HTAC is proud to share the following testimonial on how our peace education program is impacting Afghan children. The letters come from paretns of enrolled children.
Dear Teacher, salaam,
We are very thankful to the peace education program that is benefiting our daughter. Anahita Jan (their daughter) never took part in chores, never put her clothes in place, never helped her sisters and mother, and was always complaining. But after joining the peace education program she has changed completely. She now participates in chores around the house and knows how to keep everything clean and in its own place. She is very cooperative with her sisters and (instead of complaining), she is asking how she can be more helpful. When visitors come to our home she is cheerful and respectful. We are happy for the lessons that our daughter learned in class. She applies those lessons learned in her daily life.
Regards, Anahita's parents
Hello to the peace education teacher,
I am very thankful to the peace education program organizers because it has had a lot of positive effects on my son, Omar, and we are very happy that such a program is running in the school. The program has taught Omar to listen and be patient and not always fight and yell. He is much calmer now although he will still argue his point, but he does this in a respectful way. Most importantly, we see him smile more and be in a much happier mood. We think this program can help us have a good and peaceful family.
Regards, Omar's father
Afghanistan's future has always rested in the hands of each new generation of its most vulnerable citizens; its children. Yet, for almost 30 years, Afghan girls and boys have too often been the forgotten innocent victims of a never-ending cycle of violence, conflict, and terror.

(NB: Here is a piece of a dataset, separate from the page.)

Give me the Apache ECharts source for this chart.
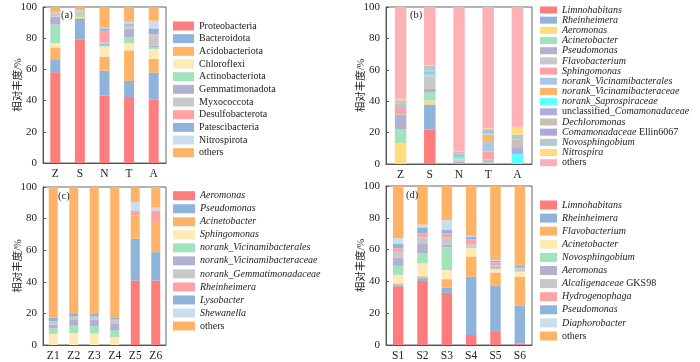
<!DOCTYPE html>
<html>
<head>
<meta charset="utf-8">
<script src="https://cdn.jsdelivr.net/npm/echarts@6/dist/echarts.min.js"></script>
<style>html,body{margin:0;padding:0;background:#fff}#c{width:700px;height:362px}</style>
</head>
<body>
<div id="c"></div>
<script>
// ---------- DATA ----------
const catsA = ['Z', 'S', 'N', 'T', 'A'];
const taxaA = ['Proteobacteria', 'Bacteroidota', 'Acidobacteriota', 'Chloroflexi', 'Actinobacteriota',
  'Gemmatimonadota', 'Myxococcota', 'Desulfobacterota', 'Patescibacteria', 'Nitrospirota', 'others'];
const valuesA = [
  [58.1, 79.0, 43.2, 42.3, 40.6],
  [7.9, 13.3, 16.0, 10.3, 17.3],
  [8.1, 0.6, 9.0, 19.6, 8.8],
  [2.8, 0.6, 6.4, 4.5, 6.4],
  [11.8, 2.6, 0.6, 3.9, 0.9],
  [5.1, 0.5, 1.3, 5.5, 1.2],
  [1.5, 0.5, 1.0, 1.7, 6.5],
  [0.5, 0.2, 7.3, 0.8, 0.8],
  [0.5, 0.2, 1.5, 0.9, 3.8],
  [0.3, 0.2, 0.4, 1.0, 4.9],
  [3.4, 2.3, 13.3, 9.5, 8.8]
];

const catsB = ['Z', 'S', 'N', 'T', 'A'];
const taxaB = ['Limnohabitans', 'Rheinheimera', 'Aeromonas', 'Acinetobacter', 'Pseudomonas', 'Flavobacterium',
  'Sphingomonas', 'norank_Vicinamibacterales', 'norank_Vicinamibacteraceae', 'norank_Saprospiraceae',
  'unclassified_Comamonadaceae', 'Dechloromonas', 'Comamonadaceae Ellin6067', 'Novosphingobium', 'Nitrospira', 'others'];
const valuesB = [
  [0, 21.9, 0.1, 0, 0],
  [0, 16.0, 0.2, 0.5, 0],
  [13.3, 2.5, 0.1, 0.2, 0.5],
  [9.0, 5.3, 0.2, 0.3, 0],
  [9.0, 2.1, 0.8, 0.9, 0],
  [0.5, 7.9, 0.7, 1.0, 0],
  [3.8, 0.3, 0.3, 5.0, 0],
  [2.8, 0.5, 0.4, 6.0, 0],
  [1.2, 0.2, 0.2, 4.9, 0],
  [0.2, 0.7, 1.0, 0.9, 5.9],
  [0.5, 1.1, 0.4, 0.8, 3.8],
  [0.4, 0.5, 2.0, 0.6, 5.1],
  [0.3, 0.5, 0.3, 0.6, 0.2],
  [0.2, 3.2, 1.3, 0.5, 3.3],
  [0.3, 0.2, 0.1, 0.7, 5.0],
  [58.5, 37.1, 91.9, 77.1, 76.2]
];

const catsC = ['Z1', 'Z2', 'Z3', 'Z4', 'Z5', 'Z6'];
const taxaC = ['Aeromonas', 'Pseudomonas', 'Acinetobacter', 'Sphingomonas', 'norank_Vicinamibacterales',
  'norank_Vicinamibacteraceae', 'norank_Gemmatimonadaceae', 'Rheinheimera', 'Lysobacter', 'Shewanella', 'others'];
const valuesC = [
  [0, 0, 0, 0, 40.8, 40.8],
  [0, 0, 0, 0, 26.4, 18.0],
  [0, 0, 0, 0, 14.8, 19.0],
  [7.0, 7.6, 7.2, 4.9, 0, 0],
  [3.6, 4.6, 4.7, 4.6, 0, 0],
  [2.2, 3.6, 4.0, 3.8, 0, 0],
  [1.9, 2.4, 2.3, 2.8, 0, 0],
  [0.3, 0, 0, 0, 2.8, 7.4],
  [2.5, 1.9, 1.9, 1.4, 0, 0],
  [0.2, 0, 0, 0, 5.7, 1.7],
  [82.3, 79.9, 79.9, 82.5, 9.5, 13.1]
];

const catsD = ['S1', 'S2', 'S3', 'S4', 'S5', 'S6'];
const taxaD = ['Limnohabitans', 'Rheinheimera', 'Flavobacterium', 'Acinetobacter', 'Novosphingobium', 'Aeromonas',
  'Alcaligenaceae GKS98', 'Hydrogenophaga', 'Pseudomonas', 'Diaphorobacter', 'others'];
const valuesD = [
  [36.5, 40.3, 32.8, 6.3, 8.2, 0.9],
  [1.1, 1.7, 3.3, 36.6, 29.0, 23.7],
  [1.0, 1.2, 5.3, 12.8, 8.4, 18.3],
  [5.5, 8.1, 5.7, 5.3, 1.9, 3.2],
  [5.7, 6.3, 14.3, 1.0, 0.6, 0.6],
  [5.2, 5.9, 1.6, 0.6, 1.3, 0.8],
  [3.6, 4.2, 4.7, 0.8, 0.8, 0.9],
  [2.3, 2.5, 2.5, 3.1, 1.7, 0.6],
  [2.6, 3.8, 2.1, 1.5, 1.1, 1.2],
  [3.7, 1.7, 6.3, 0.6, 0.4, 0.2],
  [32.8, 24.3, 21.4, 31.4, 46.6, 49.6]
];

const yTicks = [0, 20, 40, 60, 80, 100];
const yName = '相对丰度/%';
const panelLabels = ['(a)', '(b)', '(c)', '(d)'];

// ---------- STYLE ----------
const RED = '#FF7D7D', BLUE = '#8FB4DC', ORANGE = '#FFB366', LYEL = '#FFEAB5', GREEN = '#A2E2BC',
  LAV = '#B1B2D0', GRAY = '#C8C8C8', PINK = '#FFA2A4', LBLUE = '#CCDDF0';
const colorsA = [RED, BLUE, ORANGE, LYEL, GREEN, LAV, GRAY, PINK, BLUE, LBLUE, ORANGE];
const colorsB = [RED, BLUE, '#FFDC80', GREEN, LAV, GRAY, PINK, '#A9C8E6', ORANGE, '#5EFFFF', '#B0ACE0',
  '#C9BEBA', '#ABA8DE', '#B3CACA', '#FFDC80', '#FFB2B5'];
const colorsC = [RED, BLUE, ORANGE, LYEL, GREEN, LAV, GRAY, PINK, BLUE, LBLUE, ORANGE];
const colorsD = [RED, BLUE, ORANGE, LYEL, GREEN, LAV, GRAY, PINK, BLUE, LBLUE, ORANGE];

const SERIF = '"Liberation Serif", "Times New Roman", "Noto Sans CJK SC", serif';
const TXT = '#222';

const panels = [
  { key: 'a', cats: catsA, taxa: taxaA, vals: valuesA, colors: colorsA, italic: false,
    grid: { left: 43, top: 7, width: 123, height: 156 }, barWidth: 10,
    legend: { left: 173, top: 20.5, itemWidth: 21, itemHeight: 9, lh: 11, gap: 1.67 },
    label: { left: 61, top: 10 } },
  { key: 'b', cats: catsB, taxa: taxaB, vals: valuesB, colors: colorsB, italic: true,
    grid: { left: 386, top: 7, width: 146, height: 157 }, barWidth: 11.5,
    legend: { left: 540, top: 5, itemWidth: 17, itemHeight: 7, lh: 10, gap: 0.18 },
    label: { left: 410, top: 10 } },
  { key: 'c', cats: catsC, taxa: taxaC, vals: valuesC, colors: colorsC, italic: true,
    grid: { left: 43, top: 187, width: 123, height: 158 }, barWidth: 9,
    legend: { left: 173, top: 190.2, itemWidth: 22, itemHeight: 9, lh: 11, gap: 2.03 },
    label: { left: 58, top: 191 } },
  { key: 'd', cats: catsD, taxa: taxaD, vals: valuesD, colors: colorsD, italic: true,
    grid: { left: 386, top: 186, width: 146, height: 159 }, barWidth: 10.5,
    legend: { left: 540, top: 199.5, itemWidth: 17, itemHeight: 9, lh: 11, gap: 2.1 },
    label: { left: 406, top: 190 } }
];

function richName(name, italic) {
  if (!italic || name === 'others') return '{n|' + name + '}';
  if (name.indexOf('unclassified_') === 0) return '{n|unclassified_}{i|' + name.slice(13) + '}';
  const sp = name.indexOf(' ');
  if (sp > 0) return '{i|' + name.slice(0, sp) + '}{n| ' + name.slice(sp + 1) + '}';
  return '{i|' + name + '}';
}

const grids = [], xAxes = [], yAxes = [], series = [], legends = [], titles = [];
panels.forEach((p, pi) => {
  grids.push(Object.assign({ show: true, borderColor: '#666', borderWidth: 1, backgroundColor: 'transparent' }, p.grid));
  xAxes.push({
    type: 'category', gridIndex: pi, data: p.cats,
    axisLine: { lineStyle: { color: '#555', width: 1 } },
    axisTick: { show: false },
    axisLabel: { fontFamily: SERIF, fontSize: 11.5, color: TXT, margin: 5 }
  });
  yAxes.push({
    type: 'value', gridIndex: pi, min: yTicks[0], max: yTicks[yTicks.length - 1], interval: yTicks[1] - yTicks[0],
    name: yName, nameLocation: 'middle', nameGap: 20, nameMoveOverlap: false,
    nameTextStyle: { fontFamily: SERIF, fontSize: 10.5, color: TXT },
    axisLine: { show: true, lineStyle: { color: '#555', width: 1 } },
    axisTick: { show: true, inside: true, length: 3, lineStyle: { color: '#555' } },
    axisLabel: { fontFamily: SERIF, fontSize: 11, color: TXT, margin: 6 },
    splitLine: { show: false }
  });
  const names = [];
  p.taxa.forEach((t, ti) => {
    const nm = p.key + '|' + t;
    names.push(nm);
    series.push({
      type: 'bar', name: nm, xAxisIndex: pi, yAxisIndex: pi, stack: 'st' + p.key,
      barWidth: p.barWidth, data: p.vals[ti],
      itemStyle: { color: p.colors[ti] }, emphasis: { disabled: true }, animation: false
    });
  });
  const L = p.legend;
  legends.push({
    data: names, orient: 'vertical', left: L.left, top: L.top, padding: 0,
    itemWidth: L.itemWidth, itemHeight: L.itemHeight, itemGap: L.gap, icon: 'rect',
    selectedMode: false,
    formatter: (n) => richName(n.slice(2), p.italic),
    textStyle: {
      fontFamily: SERIF, fontSize: 10, color: TXT, lineHeight: L.lh, padding: [0, 0, 0, 0],
      rich: {
        n: { fontFamily: SERIF, fontSize: 10, color: TXT, lineHeight: L.lh },
        i: { fontFamily: SERIF, fontSize: 10, color: TXT, lineHeight: L.lh, fontStyle: 'italic' }
      }
    }
  });
  titles.push({
    text: panelLabels[pi], left: p.label.left, top: p.label.top, padding: 0,
    textStyle: { fontFamily: SERIF, fontSize: 10.5, fontWeight: 'normal', color: TXT }
  });
});

const chart = echarts.init(document.getElementById('c'), null, { renderer: 'canvas' });
chart.setOption({
  animation: false,
  backgroundColor: '#fff',
  title: titles,
  grid: grids, xAxis: xAxes, yAxis: yAxes, legend: legends, series: series
});
</script>
</body>
</html>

The emotional trauma for children cannot be overestimated. Many Afghan children who were (and still are) exposed to violence in some way, have difficulty coping and are thus reluctant to seek the comfort from a trusting adult, including their own parents. This in turn affects their attitudes and abilities to develop positive behaviors and critical learning tools they will need if they are to become productive adults.
Help the Afghan Children (HTAC's) peace education curriculum is helping many of these children deal with the emotions and consequences of anger, fear, fighting, and sadness, while helping them embrace values such as patient, apologizing, bravery, sympathy, mediation, and mutual respect.
A new aspect of HTAC's curriculum has been the introduction of our "Journey of Peace" storybooks. Each of these 16 original, illustrated books are written in Dari, Pashto, and English. The books communicate the message of peace on a very personal level. They provide children with current, real-life examples of the challenges they often see for themselves; especially the underlying emotional trauma of witnessing or experiencing violence, while offering realistic actions children can take to help promote the healing process.
Introduced to over 1,500 students this school year, our storybooks are already beginning to help Afghan children, especially boys, better cope with their emotions, engage in positive behaviors with other students, and with the help of teachers (who also provide guidance to the parents of these children), facilitating a more trusting and nurturing home environment.
In a male-dominated society like Afghanistan, helping young boys incorporate the lessons of peace in their daily lives will go a long way in eventually moving Afghanistan away from war and violence as a country.